A senior U.S. Federal Reserve official warned on Thursday that the United States could fall into recession again in 2021 if reopening the economy too quickly with a resurgence of the coronavirus.
"The less optimistic scenario is that we open too quickly and see a significant second wave of the virus. Not only would this be a health catastrophe, but it would reverse the recovery as well," Philadelphia Federal Reserve Bank President Patrick Harker told the Chicago Council on Global Affairs via Zoom.
"In this less hopeful scenario, I project a similar growth path to the baseline for 2020, followed by a painful economic contraction of GDP (gross domestic product) in 2021 as shutdowns are reintroduced," he said.
If the economy largely opens in June and there is no second wave of the virus in the fall, Harker expected a significant economic rebound in the second half of the year following a severe contraction in the second quarter.
"However, the second half rebound is not enough to fully offset the contraction in Q1 and Q2; 2021 would then show above-trend annual GDP growth," he said.

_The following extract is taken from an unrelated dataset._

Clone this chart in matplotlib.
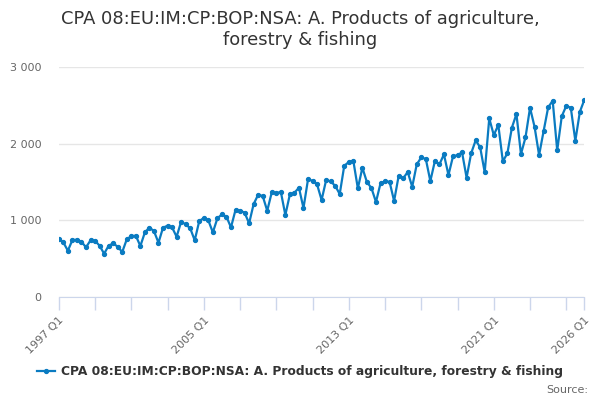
import matplotlib
matplotlib.use("Agg")
import matplotlib.pyplot as plt
import numpy as np

# quarterly values, 1997 Q1 .. 2026 Q1
values = [
    756, 713, 604, 743, 747, 721, 648, 739, 734, 669,
    565, 669, 700, 656, 587, 752, 795, 799, 665, 843,
    906, 860, 708, 904, 930, 908, 786, 982, 948, 896,
    739, 991, 1030, 1000, 843, 1026, 1078, 1047, 908, 1136,
    1128, 1100, 961, 1212, 1334, 1317, 1125, 1365, 1352, 1373,
    1069, 1339, 1360, 1425, 1160, 1534, 1516, 1469, 1265, 1525,
    1508, 1450, 1343, 1712, 1760, 1777, 1417, 1686, 1499, 1421,
    1239, 1482, 1508, 1503, 1252, 1578, 1547, 1630, 1438, 1730,
    1821, 1800, 1512, 1773, 1730, 1860, 1591, 1834, 1851, 1886,
    1556, 1873, 2043, 1952, 1626, 2330, 2112, 2243, 1770, 1873,
    2210, 2386, 1864, 2082, 2468, 2220, 1851, 2164, 2473, 2560,
    1913, 2356, 2494, 2468, 2038, 2416, 2573,
]
start_year = 1997
label_years = [1997, 2005, 2013, 2021, 2026]
series_name = "CPA 08:EU:IM:CP:BOP:NSA: A. Products of agriculture, forestry & fishing"
title = "CPA 08:EU:IM:CP:BOP:NSA: A. Products of agriculture,\nforestry & fishing"

x = np.arange(len(values))
blue = "#0a7bc1"
axis_col = "#ccd6eb"

fig = plt.figure(figsize=(6, 4), dpi=100)
ax = fig.add_axes([0.098, 0.2575, 0.876, 0.575])

ax.plot(x, values, color=blue, lw=1.6, marker="o", ms=2.8, label=series_name)

ax.set_xlim(0, len(values) - 1)
ax.set_ylim(0, 3000)
ax.set_yticks([0, 1000, 2000, 3000])
ax.set_yticklabels(["0", "1 000", "2 000", "3 000"])
ax.grid(axis="y", color="#e6e6e6", lw=1)
ax.set_axisbelow(True)

ticks = list(range(0, len(values), 8)) + [len(values) - 1]
labels = []
for t in ticks:
    yr = start_year + t // 4
    labels.append(f"{yr} Q{t % 4 + 1}" if yr in label_years else "")
ax.set_xticks(ticks)
ax.set_xticklabels(labels, rotation=45, ha="right", rotation_mode="anchor")

for s in ["top", "right", "left"]:
    ax.spines[s].set_visible(False)
ax.spines["bottom"].set_color(axis_col)
ax.tick_params(axis="x", colors=axis_col, length=9, width=1, labelcolor="#666666",
               labelsize=8, pad=4)
ax.tick_params(axis="y", length=0, labelcolor="#666666", labelsize=8, pad=12.5)

fig.text(0.5, 0.975, title, ha="center", va="top", fontsize=12.9, color="#333333",
         linespacing=1.2)

leg = fig.legend(loc="center", bbox_to_anchor=(0.5, 0.07), frameon=False,
                 prop={"weight": "bold", "size": 8.8}, handlelength=1.4,
                 handletextpad=0.5, labelcolor="#333333")

fig.text(0.98, 0.025, "Source:", ha="right", va="center", fontsize=8, color="#666666")

fig.savefig("out.png", dpi=100)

"Until the virus itself is under control, even as more states gradually open up, we can expect the economy to underperform relative to where it was just a couple of months ago," added the Fed official.
U.S. real GDP in the first quarter contracted at an annual rate of 4.8 percent amid COVID-19 fallout, the biggest quarterly decline since the 2008 financial crisis, the Commerce Department reported last week.
As of Thursday night, over 1.2 million people have been infected with the coronavirus across the country, with the death toll surpassing 75,000, according to Johns Hopkins University.